Impact of Seasonal Changes on Solar Photovoltaic Power Plant
A. In the autumn, falling leaves and dust can accumulate on the solar panels, resulting in the hotspot effect, which can impact electricity generation efficiency.
B. While the temperatures in autumn are suitable for the operation of solar systems, extremely low temperatures in winter, especially in high-latitude areas, can lead to a decrease in the performance of components and electronic equipment, impacting power generation efficiency.
C. Snow accumulation not only blocks solar panels but also exert pressure on panels when it gets thick, leading to system damage. Snow can also turn into ice after melting, adding additional stress to the solar panels.
Fallen leaves, dust, and snow can enter the internal electrical equipment, such as inverters, junction boxes, connectors, corroding or damaging electrical components, potentially causing issues like poor contact and short circuits. Additionally, prolonged exposure to dust can lead to a decline in insulation performance, increasing the risk of electric shock and posing a threat to the safety of on-site personnel.
Key Maintenance Guidelines in Autumn and Winter
Regularly clean the surface of solar panels to remove fallen leaves, dust, and snow, ensuring that sunlight can fully illuminate the panels, which helps improve the efficiency of electricity generation. However, when cleaning, it’s essential to use cleaning tools specifically designed for solar panels to gently sweep away fallen leaves, snow, and other debris from the bottom. Avoid using sharp tools or excessive force to prevent damage. If it’s difficult to perform the cleaning on your own, seek professional assistance to ensure personal safety. Typically, cleaning should be done weekly, but in the case of snow or severe weather, increase the cleaning frequency and try to avoid the solar power plant’s optimal working times by cleaning in the morning or after the sunset.

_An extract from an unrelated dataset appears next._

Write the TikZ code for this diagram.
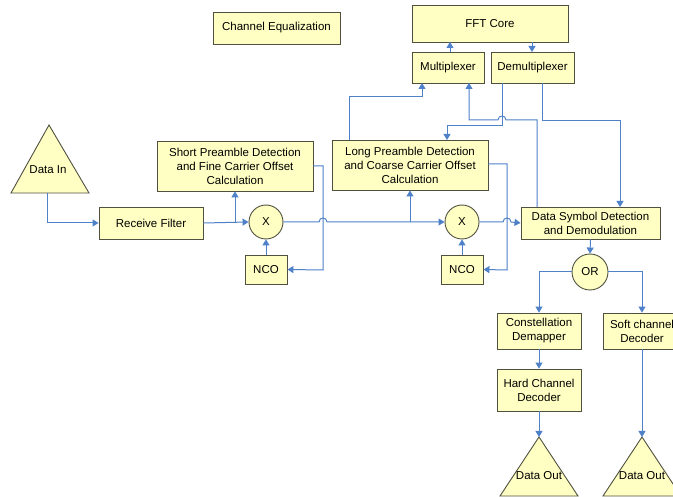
\documentclass[tikz,border=0pt]{standalone}
\usepackage{fontspec}
\setmainfont{Liberation Sans}
\usetikzlibrary{arrows.meta}
\definecolor{boxfill}{RGB}{255,255,196}
\definecolor{boxline}{RGB}{80,80,64}
\definecolor{wire}{RGB}{79,129,200}
\tikzset{
  blk/.style={draw=boxline, fill=boxfill, line width=0.9pt, inner sep=0pt,
    align=center, font=\fontsize{11.5}{14}\selectfont},
  mixer/.style={blk, circle, minimum size=34pt},
  wire/.style={draw=wire, line width=1pt},
  flow/.style={wire, -{Triangle[length=6pt,width=7pt]}},
  tri/.style={draw=boxline, fill=boxfill, line width=0.9pt},
  lbl/.style={font=\fontsize{11.5}{14}\selectfont, inner sep=0pt}
}
\begin{document}
\begin{tikzpicture}[x=1pt,y=-1pt]
\clip (0,0) rectangle (673,497);
\fill[white] (0,0) rectangle (673,497);

% blocks
\node[blk, minimum width=127pt, minimum height=32pt] (eq) at (276.5,28) {Channel Equalization};
\node[blk, minimum width=156pt, minimum height=37pt] (fft) at (490,23.5) {FFT Core};
\node[blk, minimum width=72pt, minimum height=31pt] (mux) at (448,67.5) {Multiplexer};
\node[blk, minimum width=83pt, minimum height=31pt] (demux) at (532.5,67.5) {Demultiplexer};
\node[blk, minimum width=156pt, minimum height=50pt] (sp) at (235,166) {Short Preamble Detection\\and Fine Carrier Offset\\Calculation};
\node[blk, minimum width=156pt, minimum height=50pt] (lp) at (410,165) {Long Preamble Detection\\and Coarse Carrier Offset\\Calculation};
\node[blk, minimum width=104pt, minimum height=32pt] (rf) at (151,223) {Receive Filter};
\node[mixer] (x1) at (266,222) {X};
\node[mixer] (x2) at (462,222) {X};
\node[blk, minimum width=42pt, minimum height=29pt] (nco1) at (266,269.5) {NCO};
\node[blk, minimum width=42pt, minimum height=29pt] (nco2) at (462,269.5) {NCO};
\node[blk, minimum width=139pt, minimum height=32pt] (ds) at (590.5,223) {Data Symbol Detection\\and Demodulation};
\node[mixer, minimum size=36pt] (or) at (590,272) {OR};
\node[blk, minimum width=84pt, minimum height=36pt] (cd) at (539,331) {Constellation\\Demapper};
\node[blk, minimum width=78pt, minimum height=36pt] (sc) at (642,331) {Soft channel\\Decoder};
\node[blk, minimum width=84pt, minimum height=42pt] (hd) at (539,390) {Hard Channel\\Decoder};

% input and output terminals
\draw[tri] (49,125) -- (89,193) -- (11,193) -- cycle;
\node[lbl] (din) at (48,170) {Data In};
\coordinate (dinfoot) at (47,193);
\draw[tri] (539,437) -- (578,496) -- (500,496) -- cycle;
\node[lbl] (dout1) at (539,476) {Data Out};
\coordinate (dout1top) at (539,437);
\draw[tri] (642,437) -- (681,496) -- (603,496) -- cycle;
\node[lbl] (dout2) at (642,476) {Data Out};
\coordinate (dout2top) at (642,437);

% receive chain
\draw[flow] (dinfoot) |- (rf.west);
\draw[flow] (rf.east) -- (x1.west);
\draw[flow] (235,223) -- (sp.south);
\draw[flow] (x1.east) -- (319,222)
  .. controls (319,216.7) and (327,216.7) .. (327,222) -- (x2.west);
\draw[flow] (410,222) -- (lp.south);
\draw[flow] (sp.east |- 0,166) -| (323,270) -- (nco1.east);
\draw[flow] (nco1.north) -- (x1.south);
\draw[flow] (lp.east |- 0,164) -| (507,270) -- (nco2.east);
\draw[flow] (nco2.north) -- (x2.south);
\draw[flow] (x2.east) -- (503,222)
  .. controls (503,216.7) and (511,216.7) .. (511,222) -- (ds.west);

% FFT sharing
\draw[flow] (349,140) |- (422,97) -- (422,83);
\draw[flow] (450,52) -- (450,42);
\draw[flow] (532,42) -- (532,52);
\draw[flow] (502,83) |- (447,126) -- (447,140);
\draw[flow] (537,207) |- (506,120)
  .. controls (506,114.7) and (498,114.7) .. (498,120) -| (469,83);
\draw[flow] (542,83) |- (620,121) -- (620,207);

% decoding
\draw[flow] (ds.south) -- (or.north);
\draw[flow] (or.west) -| (cd.north);
\draw[flow] (or.east) -| (sc.north);
\draw[flow] (cd.south) -- (hd.north);
\draw[flow] (hd.south) -- (dout1top);
\draw[flow] (sc.south) -- (dout2top);
\end{tikzpicture}
\end{document}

Wires and connectors are critical components of solar photovoltaic power plant and need to be regularly inspected. Cold temperatures can lead to wire breakage or loose connectors. Ensure that the wires are intact, connectors are secured, and check for any damaged parts that require repair or replacement.
In winter, the sun’s angle is lower, which can reduce the efficiency of solar panels. By adjusting the angles to better capture sunlight, you can improve power generation. By the way, the angle adjustment should be done periodically based on the latitude of your location and seasonal changes.

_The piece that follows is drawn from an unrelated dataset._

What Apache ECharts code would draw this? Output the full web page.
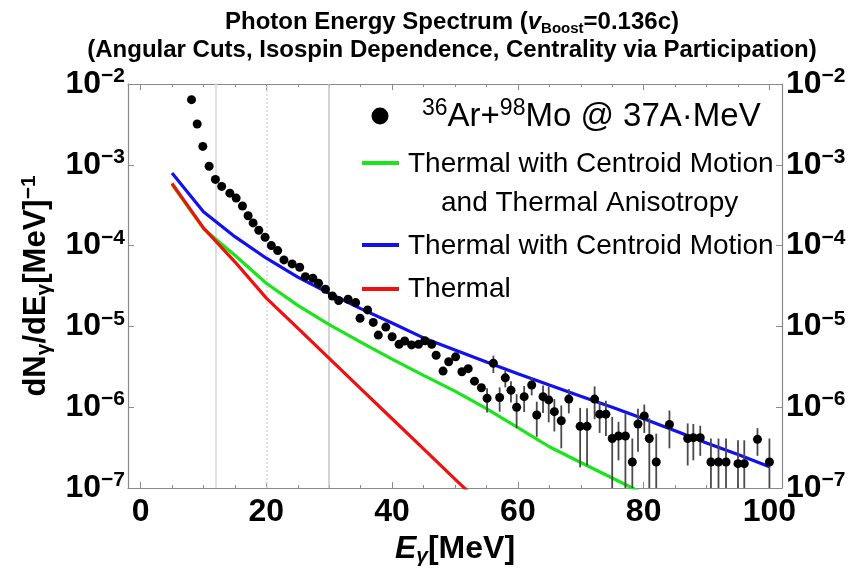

Trim tree branches around the solar photovoltaic power plant in a timely manner to prevent them from shading sunlight or directly obstructing the solar panels. Simple maintenance measures will enhance the power generation efficiency of the system.
Utilize monitoring systems to periodically manage the performance of the plant. Check inverters’ operation status and also track data such as electricity generation, voltage, and current, promptly identifying and addressing issues to ensure the efficient and stable operation.
Beny Microinverter Solutions: Efficient Plant Operation and Maintenance
Facing the challenges posed by the autumn and winter seasons, Beny microinverters have become the preferred choice for users due to their strong product performance and protective features. They can easily handle complex environmental issues such as fallen leaves, dust, rain, and snow, significantly improving the system’s power generation and safety.
Beny single-in and quad-in microinverters both adopt a parallel circuit design, allowing them to connect to two or more solar panels and featuring independent Maximum Power Point Tracking (MPPT) capabilities. Even if some panels are shaded or fail to generate power due to fallen leaves, dust, snow, and other obstructions, the remaining ones will continue to generate power at their normal capacity, effectively eliminating the “bucket effects” and enhancing the system’s power generation efficiency.
Considering the operational environment of photovoltaic power systems, Beny microinverters are designed with industry-leading IP67 protection ratings and excellent heat dissipation capabilities. They effectively prevent fallen leaves, dust, snow, and other contaminants go inside the product, safeguarding the internal components from damage. Furthermore, Beny microinverters employ a full potting process to maintain a sealed state for extended periods, ensuring the stable operation and long-term reliability.
Beny has partnered with top component suppliers worldwide, utilizing high-quality and reliable internal components, such as NXP automotive-grade main control chips, and products from international top-tier manufacturers like Infineon, TI, and On Semiconductor. Beny microinverters have undergone numerous rigorous quality tests, reliability verifications, and accelerated life simulation tests, earning certifications from renowned organizations such as CE, TUV Rheinland, and VDE.
Beny microinverters adopt communication methods like WiFi/PLCC for data transmission and use a component-level monitoring and operation system of EMA and ECU. Operational data is stored in the cloud, allowing users to perform real-time monitoring through the monitoring platform web page or the BYM Cloud APP. Additionally, the monitoring system can assist maintenance personnel in quickly identifying faulty modules, improving system maintenance efficiency, and saving a significant amount of labor and time costs.
In the autumn and winter seasons, maintenance for solar photovoltaic power plants is crucial to ensure the system’s efficient operation and long-term stability. By following the maintenance guidelines mentioned above, you can reduce the risks associated with seasonal changes, improve electricity generation efficiency, and contribute to the sustainable use of renewable energy. Whether you are an individual user or a plant operator, these recommendations will help you overcome the challenges and maintain the health of your plant.